In illo tempore, todos nós, quer dizer, a rapaziada da minha idade e um pouco mais velha, tivemos de aturar o discurso oficial esquerdista, pesado, antiquado, tipo Maio de 68 já algum tanto requentado e muito avesso à nossa maneira de sentir, isto muito por culpa dos professores de português e do neo-realismo cujo encanto parece que conseguiam vislumbrar, dóceis e beatos, sob a inspiração e férula do 25 do 4 e sua cartilha. Resultado: fiquei a execrar a poesia moderna. Só anos volvidos, quando descobri com espanto em Fernando António um confrade reaça, é que eu comecei a ligar à coisa. Mas nos anos oitenta um tipo não estava livre de encontrar um barbudo exaltado e necessariamente sinistro (nos dois sentidos) a declamar poesia do homem nos sítios mais insuspeitos: numas escadas, nas praças, nos cafés, na rádio, tv e disco! Uma espécie de praga. Era a época da luta de classes, da revolução e suas conquistas, da classe operária, das greves de transportes; em suma, Portugal ainda não mudou assim tanto há trinta anos a esta parte.

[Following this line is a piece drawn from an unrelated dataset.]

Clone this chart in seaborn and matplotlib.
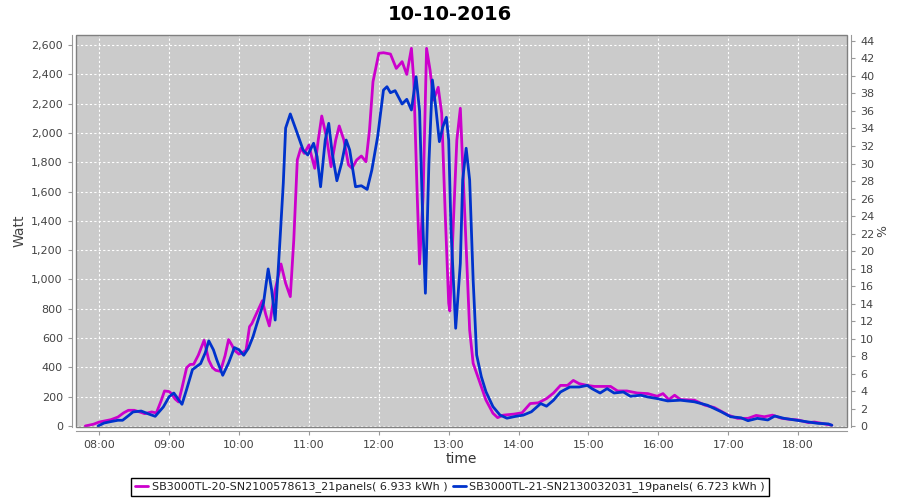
import matplotlib
matplotlib.use('Agg')
import matplotlib.pyplot as plt
import matplotlib.dates as mdates
from matplotlib.patches import Rectangle
from matplotlib.ticker import FuncFormatter, MultipleLocator
import seaborn as sns
import pandas as pd

day = '2016-10-10 '

# SB3000TL-20 (magenta), power in W
sb20_times = ['07:48', '07:55', '08:00', '08:05', '08:10', '08:16', '08:21', '08:25', '08:30', '08:35',
              '08:39', '08:45', '08:49', '08:53', '08:56', '09:00', '09:02', '09:05', '09:08', '09:11',
              '09:15', '09:18', '09:21', '09:25', '09:30', '09:34', '09:37', '09:40', '09:44', '09:48',
              '09:51', '09:54', '09:56', '10:00', '10:03', '10:06', '10:09', '10:11', '10:15', '10:20',
              '10:23', '10:26', '10:31', '10:36', '10:40', '10:44', '10:47', '10:50', '10:53', '10:56',
              '11:00', '11:02', '11:05', '11:08', '11:11', '11:15', '11:19', '11:23', '11:26', '11:30',
              '11:34', '11:37', '11:41', '11:45', '11:49', '11:52', '11:55', '12:00', '12:04', '12:10',
              '12:15', '12:20', '12:24', '12:28', '12:30', '12:33', '12:35', '12:38', '12:41', '12:44',
              '12:47', '12:51', '12:54', '12:57', '13:00', '13:01', '13:04', '13:07', '13:10', '13:12',
              '13:15', '13:18', '13:21', '13:27', '13:32', '13:38', '13:42', '13:47', '13:56', '14:03',
              '14:10', '14:17', '14:24', '14:30', '14:36', '14:42', '14:47', '14:52', '14:59', '15:05',
              '15:10', '15:19', '15:25', '15:33', '15:42', '15:51', '15:59', '16:04', '16:09', '16:14',
              '16:19', '16:31', '16:40', '16:48', '17:00', '17:08', '17:17', '17:24', '17:31', '17:38',
              '17:46', '17:54', '18:00', '18:09', '18:14', '18:23', '18:29']
sb20_watt = [0, 12, 27, 35, 43, 61, 90, 107, 107, 95,
             84, 96, 89, 170, 239, 235, 221, 185, 164, 260,
             398, 420, 421, 483, 585, 449, 400, 380, 373, 480,
             590, 550, 517, 490, 500, 517, 678, 699, 769, 855,
             760, 683, 928, 1106, 974, 883, 1270, 1816, 1896, 1861,
             1918, 1850, 1759, 1952, 2116, 1975, 1770, 1952, 2048, 1952,
             1782, 1759, 1816, 1843, 1804, 2020, 2350, 2544, 2548, 2539,
             2441, 2487, 2400, 2578, 2362, 1565, 1106, 1565, 2578, 2430,
             2225, 2312, 2134, 1452, 838, 785, 1384, 1952, 2169, 1793,
             1224, 655, 428, 291, 177, 87, 57, 74, 81, 90,
             153, 158, 187, 225, 277, 277, 311, 289, 277, 270,
             270, 270, 239, 239, 225, 221, 203, 221, 180, 210,
             180, 176, 142, 126, 74, 52, 52, 72, 63, 74,
             52, 45, 41, 23, 27, 14, 5]

# SB3000TL-21 (blue), power in W
sb21_times = ['07:59', '08:04', '08:10', '08:16', '08:20', '08:25', '08:29', '08:36', '08:43', '08:48',
              '08:55', '09:00', '09:04', '09:08', '09:11', '09:15', '09:20', '09:27', '09:31', '09:34',
              '09:38', '09:41', '09:46', '09:51', '09:56', '10:00', '10:04', '10:08', '10:12', '10:15',
              '10:21', '10:25', '10:28', '10:31', '10:35', '10:38', '10:40', '10:44', '10:49', '10:55',
              '10:59', '11:04', '11:07', '11:10', '11:14', '11:17', '11:20', '11:24', '11:28', '11:32',
              '11:35', '11:40', '11:45', '11:50', '11:54', '11:59', '12:04', '12:07', '12:10', '12:14',
              '12:20', '12:24', '12:28', '12:32', '12:35', '12:38', '12:40', '12:43', '12:46', '12:49',
              '12:52', '12:55', '12:58', '13:00', '13:02', '13:06', '13:10', '13:12', '13:15', '13:18',
              '13:21', '13:24', '13:28', '13:32', '13:38', '13:44', '13:50', '13:57', '14:04', '14:11',
              '14:19', '14:24', '14:30', '14:36', '14:44', '14:52', '14:59', '15:03', '15:10', '15:16',
              '15:22', '15:30', '15:36', '15:45', '15:51', '15:59', '16:08', '16:19', '16:31', '16:42',
              '16:54', '17:02', '17:11', '17:17', '17:25', '17:34', '17:40', '17:48', '17:57', '18:09',
              '18:17', '18:26', '18:29']
sb21_watt = [0, 20, 30, 39, 39, 70, 96, 102, 80, 66,
             130, 200, 225, 180, 148, 250, 385, 426, 500, 581,
             520, 449, 346, 430, 535, 520, 483, 530, 610, 689,
             840, 1072, 928, 723, 1249, 1659, 2034, 2130, 2020, 1884,
             1850, 1930, 1838, 1633, 1952, 2066, 1861, 1674, 1793, 1952,
             1884, 1633, 1640, 1615, 1747, 1975, 2293, 2316, 2275, 2289,
             2198, 2230, 2157, 2384, 2150, 1338, 906, 1793, 2362, 2169,
             1941, 2043, 2107, 1952, 1338, 667, 1110, 1679, 1896, 1679,
             997, 485, 337, 234, 132, 75, 53, 65, 74, 97,
             153, 135, 176, 232, 266, 266, 277, 255, 225, 255,
             225, 232, 203, 210, 198, 187, 171, 176, 165, 142,
             97, 63, 56, 36, 52, 41, 68, 52, 41, 27,
             18, 14, 5]

labels = ['SB3000TL-20-SN2100578613_21panels( 6.933 kWh )',
          'SB3000TL-21-SN2130032031_19panels( 6.723 kWh )']
colors = ['#CC00CC', '#0033CC']

sns.set_style('white')
plt.rcParams['font.family'] = ['DejaVu Sans']

df20 = pd.DataFrame({'time': pd.to_datetime([day + t for t in sb20_times]), 'watt': sb20_watt})
df21 = pd.DataFrame({'time': pd.to_datetime([day + t for t in sb21_times]), 'watt': sb21_watt})

fig = plt.figure(figsize=(9, 5), dpi=100)
ax = fig.add_axes([76 / 900, 1 - 427 / 500, (847 - 76) / 900, (427 - 35) / 500])
ax.set_facecolor('#CBCBCB')

sns.lineplot(data=df20, x='time', y='watt', color=colors[0], lw=2, ax=ax, label=labels[0], zorder=3)
sns.lineplot(data=df21, x='time', y='watt', color=colors[1], lw=2, ax=ax, label=labels[1], zorder=4)
handles, _ = ax.get_legend_handles_labels()
ax.get_legend().remove()

ax.set_xlim(pd.Timestamp(day + '07:40'), pd.Timestamp(day + '18:42'))
ax.set_ylim(-7, 2669)
ax.yaxis.set_major_locator(MultipleLocator(200))
ax.yaxis.set_major_formatter(FuncFormatter(lambda v, p: f'{v:,.0f}'))
ax.xaxis.set_major_locator(mdates.HourLocator())
ax.xaxis.set_major_formatter(mdates.DateFormatter('%H:%M'))
ax.grid(True, color='white', ls=(0, (2, 2)), lw=0.8)
ax.set_axisbelow(True)

ax.set_xlabel('time', fontsize=10, color='#333333', labelpad=1)
ax.set_ylabel('Watt', fontsize=10, color='#444444', labelpad=3)
fig.text(0.5, 1 - 15 / 500, '10-10-2016', fontsize=14, fontweight='bold',
         color='black', ha='center', va='center')

for side in ['top', 'right']:
    ax.spines[side].set_visible(False)
for side in ['left', 'bottom']:
    ax.spines[side].set_position(('outward', 3))
    ax.spines[side].set_color('#999999')
ax.tick_params(axis='both', labelsize=8, labelcolor='#444444', color='#999999',
               length=3, width=0.8, direction='out', left=True, bottom=True)

ax.add_patch(Rectangle((0, 0), 1, 1, transform=ax.transAxes, fill=False,
                       ec='#808080', lw=1, zorder=6, clip_on=False))

ax2 = ax.twinx()
ax2.set_ylim(-0.1, 44.68)
ax2.yaxis.set_major_locator(MultipleLocator(2))
for side in ['top', 'left', 'bottom']:
    ax2.spines[side].set_visible(False)
ax2.spines['right'].set_position(('outward', 3))
ax2.spines['right'].set_color('#999999')
ax2.tick_params(axis='y', labelsize=8, labelcolor='#444444', color='#999999',
                length=3, width=0.8, direction='out', right=True)
ax2.set_ylabel('%', fontsize=9, color='#444444', labelpad=1)

leg = fig.legend(handles, labels, loc='center', bbox_to_anchor=(450 / 900, 1 - 487 / 500),
                 ncol=2, frameon=True, fancybox=False, edgecolor='black', framealpha=1,
                 fontsize=8, handlelength=1.2, handletextpad=0.3, columnspacing=0.5,
                 borderpad=0.35, labelcolor='#222222')
leg.get_frame().set_linewidth(1)

fig.savefig('out.png', dpi=100)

Estávamos fartos de que nos pregassem os grandes desígnios da Humanidade, «sempre em abstracto e com maiúscula, mas sem pessoas concretas lá dentro» (Raposo bis), a Poesia, também maiusculada, enfim a sacrossanta Culture, etc. A lista telefónica, tal qual a via o bom MEC, era assunto muito mais apaixonante. No Portugal bisonho dos anos oitenta, da crise económica, do FMI, da falta de perspectivas e do pensamento único esquerdista, esta espécie de calça de boca-de-sino mental (pois é, caro leitor: custa a crer que alguém usasse aquilo, mas fica sabendo que toda a gente as vestia!). Nesse ambiente, as crónicas do Esteves foram uma lufada de ar fresco, uma libertação, praticamente uma epifania; pelo menos, para um sujeito como eu, antes conservador do que amante dos amanhãs canoros, e que nunca morreu de amores do republicanismo jacobino, e vivia bem escondidinho no seu armário. (Sim, leitor amigo, naquele tempo um sujeito mais ou menos conservador também vivia num armário; já quem andasse pelo esquerdismo gozava de liberdade de expressão e opinião, e via-se aprovado em toda a parte. Para se fazer uma leve ideia: o próprio PPD defendia uma via social-democrata para o socialismo!)
E não é que, de repente, um tipo lê o MEC, e descobre que já não está sozinho, que há toda uma geração, ou parte dela, que se revê naquilo! Depois, sim, mas só depois, é que vieram os Viegas, Coutinhos, Raposos, enfim gente conversável. E legível. Ser conservador, ser reaça (como se intitulava o grande Nelson), ser admirador da dupla Thatcher e Reagan, passou a ser moda, ou quase. Foi uma descoberta.
E foi há quase trinta anos…

«Dictes-moy où, n’en quel pays,
Est Flora, la belle Romaine;
Archipiades, ne Thais,
Qui fut sa cousine germaine,
Echo, parlant quand bruyt on maine
Dessus rivière ou sus estan,
Qui beauté eut trop plus qu’humaine.
Mais où sont les neiges d’antan?»

       «Adeus, ó Esteves!» Fica-te embora, e, como diz o bom povo, que seja por muitos anos e bons. Que ninguém o merece mais do que tu.